One stock that has been attracting some attention lately is Wolverine Worldwide Inc. (NYSE: WWW).

For example, Wolverine’s stock price rose from $24.41 on 10 August 2020 to $37.19 on 11 August 2021. Furthermore, Wolverine’s share price hit a high of $44.21 on 7 May 2021.

So what is Wolverine Worldwide (WWW) and why does Mr. Market love it? Okay, Wolverine Worldwide has nothing to do with the iconic Marvel Comics character Wolverine or the University of Michigan. Instead, Wolverine Worldwide is a shoe and clothing company.

The name Wolverine comes from a popular brand of work boots that dates to 1914. The Wolverine website claims they made the boots from Wolverine Horsehide Leather.

What is Wolverine Worldwide?

Today, Wolverine Worldwide (NYSE: WWW) owns several shoe and clothing brands. Those brands include Wolverine, Keds, Merrell, Sperry, Stride Rite, Sperry, Saucony, Chaco, Hush Puppies, HYTEST, Bates, Cat Footwear, and Harley-Davidson Footwear.

Hence, Wolverine is a consumer products company with some exposure to retail. Consequently, people will ask if Wolverine makes money. Wolverine makes some money.

The company reported quarterly revenues of $632 million, a quarterly gross profit of $63.80 million, and a quarterly operating income of $64 million on 30 June 2021. Those numbers grew from $349.10 million in quarterly revenues, $151 million in quarterly gross profit, and $42.60 million in quarterly operating income on 30 June 2020.

Those numbers are small, but there is one reason investors are interested in Wolverine Worldwide. Stockrow estimates Wolverine’s revenues grew by 81.01% in the quarter ending on 30 June 2021.

Hence, Wolverine is capable of extraordinary growth. In contrast, Wolverine’s revenues shrank by 38.6% in the quarter ending on 30 June 2020.

How Much Cash Does Wolverine Worldwide Generate?

Wolverine (WWW) generates tiny amounts of cash. The company reported a quarterly operating cash flow of $25.40 million on 30 June 2021.

Similarly, the quarterly ending cash flow was -$19 million on 30 June 2021. However, the quarterly ending cash flow grew from -$50 million on 30 June 2020. Yet the quarterly operating cash flow was $115.6 million on 30 June 2020.

However, Wolverine Worldwide pays its debts.
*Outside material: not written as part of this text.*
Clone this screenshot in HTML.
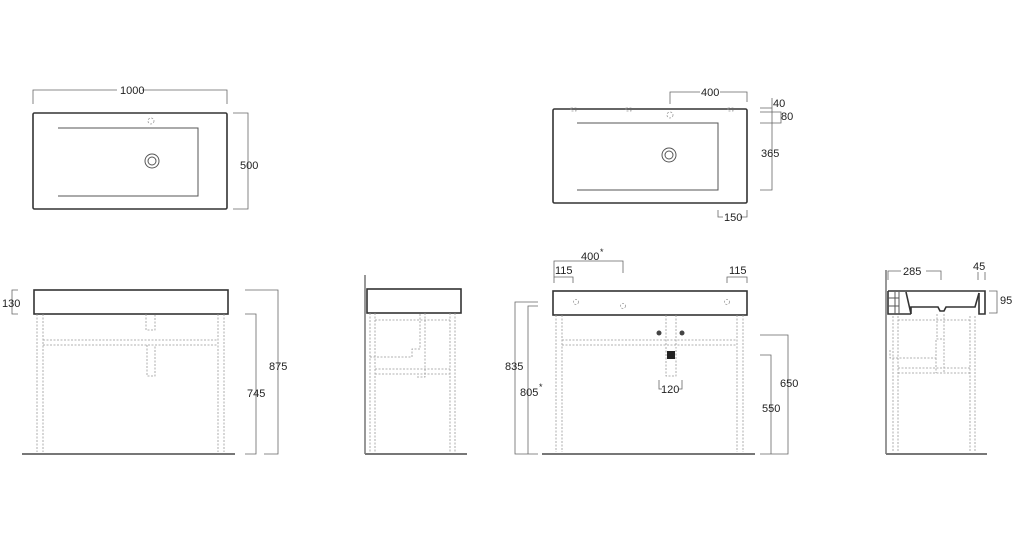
<!DOCTYPE html>
<html><head><meta charset="utf-8"><style>
html,body{margin:0;padding:0;background:#fff;width:1024px;height:539px;overflow:hidden}
svg{display:block}
text{font-family:"Liberation Sans",sans-serif;font-size:11px;fill:#222}
.o{fill:none;stroke:#333;stroke-width:1.6}
.d{fill:none;stroke:#666;stroke-width:0.8}
.t{fill:none;stroke:#999;stroke-width:0.8;stroke-dasharray:2 1.5}
.i{fill:none;stroke:#555;stroke-width:1}
.f{stroke:#777;stroke-width:2}
</style></head><body>
<svg width="1024" height="539" viewBox="0 0 1024 539">
<!-- Top-left plan -->
<rect class="o" x="33" y="113" width="194" height="96" rx="1.5"/>
<path class="i" d="M58 128H198V196H58"/>
<circle class="i" cx="152" cy="161" r="7"/><circle class="i" cx="152" cy="161" r="4"/>
<circle class="t" cx="151" cy="121" r="3"/>
<path class="d" d="M33 104V90H117M142 90H227V104"/>
<text x="120" y="94">1000</text>
<path class="d" d="M233 113H248V209H233"/>
<text x="240" y="169">500</text>

<!-- Top-right plan -->
<rect class="o" x="553" y="109" width="194" height="94" rx="1.5"/>
<path class="i" d="M577 123H718V190H577"/>
<circle class="i" cx="669" cy="155" r="7"/><circle class="i" cx="669" cy="155" r="4"/>
<circle class="t" cx="670" cy="115" r="3"/>
<rect class="t" x="571" y="108" width="5" height="3"/><rect class="t" x="626" y="108" width="5" height="3"/><rect class="t" x="728" y="108" width="5" height="3"/>
<path class="d" d="M670 104V92H700M720 92H747V102"/>
<text x="701" y="96">400</text>
<path class="d" d="M772 98V190H760M760 108H772M760 123H781V112H760"/>
<text x="773" y="107">40</text><text x="781" y="120">80</text><text x="761" y="157">365</text>
<path class="d" d="M718 210V217H723M740 217H747V210"/>
<text x="724" y="221">150</text>

<!-- Front view 1 -->
<rect class="o" x="34" y="290" width="194" height="24"/>
<path class="t" d="M37 314V452M43 314V452M218 314V452M224 314V452M43 340H218M43 345H218M146 314V330H155V314M147 345V376H155V345"/>
<line class="f" x1="22" y1="454" x2="235" y2="454"/>
<path class="d" d="M18 290H12V314H18"/>
<text x="2" y="307">130</text>
<path class="d" d="M245 290H278V454H264M245 314H256V454H245"/>
<text x="269" y="370">875</text><text x="247" y="397">745</text>

<!-- Side view 2 -->
<line x1="365" y1="275" x2="365" y2="454" stroke="#777" stroke-width="1.5"/>
<rect class="o" x="367" y="289" width="94" height="24"/>
<path class="t" d="M370 313V452M375 313V452M450 313V452M455 313V452M375 320H450M375 369H450M375 374H450M370 357H412V349H420V313M425 313V377H416"/>
<line class="f" x1="365" y1="454" x2="467" y2="454"/>

<!-- Front view 3 -->
<rect class="o" x="553" y="291" width="194" height="24"/>
<circle class="t" cx="576" cy="302" r="2.5"/><circle class="t" cx="623" cy="306" r="2.5"/><circle class="t" cx="727" cy="302" r="2.5"/>
<path class="t" d="M556 315V452M562 315V452M737 315V452M743 315V452M562 340H737M562 345H737M666 315V345M676 315V345M666 347V376H676V347"/>
<circle cx="659" cy="333" r="2.5" fill="#444"/><circle cx="682" cy="333" r="2.5" fill="#444"/>
<rect x="667" y="351" width="8" height="8" fill="#222"/>
<line class="f" x1="542" y1="454" x2="755" y2="454"/>
<path class="d" d="M554 283V261H623V273M554 283V277H573V283M727 283V277H747V283"/>
<text x="581" y="260">400</text><text x="600" y="255" style="font-size:9px">*</text>
<text x="555" y="274">115</text><text x="729" y="274">115</text>
<path class="d" d="M538 302H515V454H538M538 306H528V454H538"/>
<text x="505" y="370">835</text><text x="520" y="396">805</text><text x="539" y="390" style="font-size:9px">*</text>
<path class="d" d="M760 335H788V454H760M760 355H771V454H760"/>
<text x="780" y="387">650</text><text x="762" y="412">550</text>
<path class="d" d="M659 380V389H662M679 389H682V380"/>
<text x="661" y="393">120</text>

<!-- Side view 4 -->
<line x1="886" y1="270" x2="886" y2="454" stroke="#777" stroke-width="1.5"/>
<path class="o" d="M888 291H985V314H979V293"/>
<path class="o" d="M888 291V314H911"/>
<path class="o" d="M906 292L911 314V307H938L940 311H944L946 307H975L979 293"/>
<path class="i" d="M895 292V314M899 292V314M888 298H899M888 306H899"/>
<path class="t" d="M893 316V452M898 316V452M970 316V452M975 316V452M898 320H970M898 368H970M898 373H970M890 350V358H936V339H944V373M936 358V373M937 314V339M944 314V339"/>
<line class="f" x1="886" y1="454" x2="987" y2="454"/>
<path class="d" d="M888 280V271H901M926 271H941V280"/>
<text x="903" y="275">285</text>
<path class="d" d="M978 280V272M985 280V272"/>
<text x="973" y="270">45</text>
<path class="d" d="M989 291H997V313H989"/>
<text x="1000" y="304">95</text>
</svg>
</body></html>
The company reported a -$40.20 million quarterly financing cash flow on 30 June 2021. That number rose from -$186 million on 30 June 2020.

Notably, Wolverine’s total debts shrank from $1.201 billion on 30 June 2020 to $718.4 million on 31 June 2021. Thus, Wolverine finished the pandemic with less debt.

What Value Does Wolverine Worldwide have?

I think Wolverine (NYSE: WWW) has little value. For example, the company had $2.303 billion in total assets on 30 June 2021. The total assets fell from $2.589 billion on 30 June 2020.

Similarly, the cash and short-term investments fell from $423 million on 30 June 2020 to $345 million on 30 June 2021. Hence, Wolverine finished the pandemic with less debt, less cash, and less value.

However, Wolverine could recover as the economy reopens. Notably, people could go back to work and require work boots and sensible shoes again.

There is some evidence of such a recovery. The US Commerce Department estimates that US retail sails grew by 18% in June 2021 in comparison with June 2020. However, retail sales only rose by 0.6% between May and June 2021, CNBC claims.

Wolverine could benefit from that growth because people will want more shoes. In particular, Wolverine can sell its shoes through either brick and mortar and online outlets. Hence, Wolverine could be Amazon (AMZN) proof and survive the escalating retail apocalypse.

Is Wolverine Worldwide a Value Investment?

I do not consider Wolverine Worldwide (WWW) a value investment because it generates tiny amounts of cash. In particular, I think Wolverine has a low margin of safety because it has almost no cash. Moreover, the company is losing value.

However, Wolverine will pay a 10¢ quarterly dividend on 30 September 2021. Overall, Wolverine paid a 40¢ forward annualized dividend and a 1.15% dividend yield on 6 August 2021. Hence, I consider Wolverine a tolerable dividend stock but a poor investment.

I think investors need to avoid Wolverine Worldwide because there is no evidence this company can generate significant amounts of cash. Even if America’s economy recovers from the pandemic, Wolverine is still a weak company you need to avoid.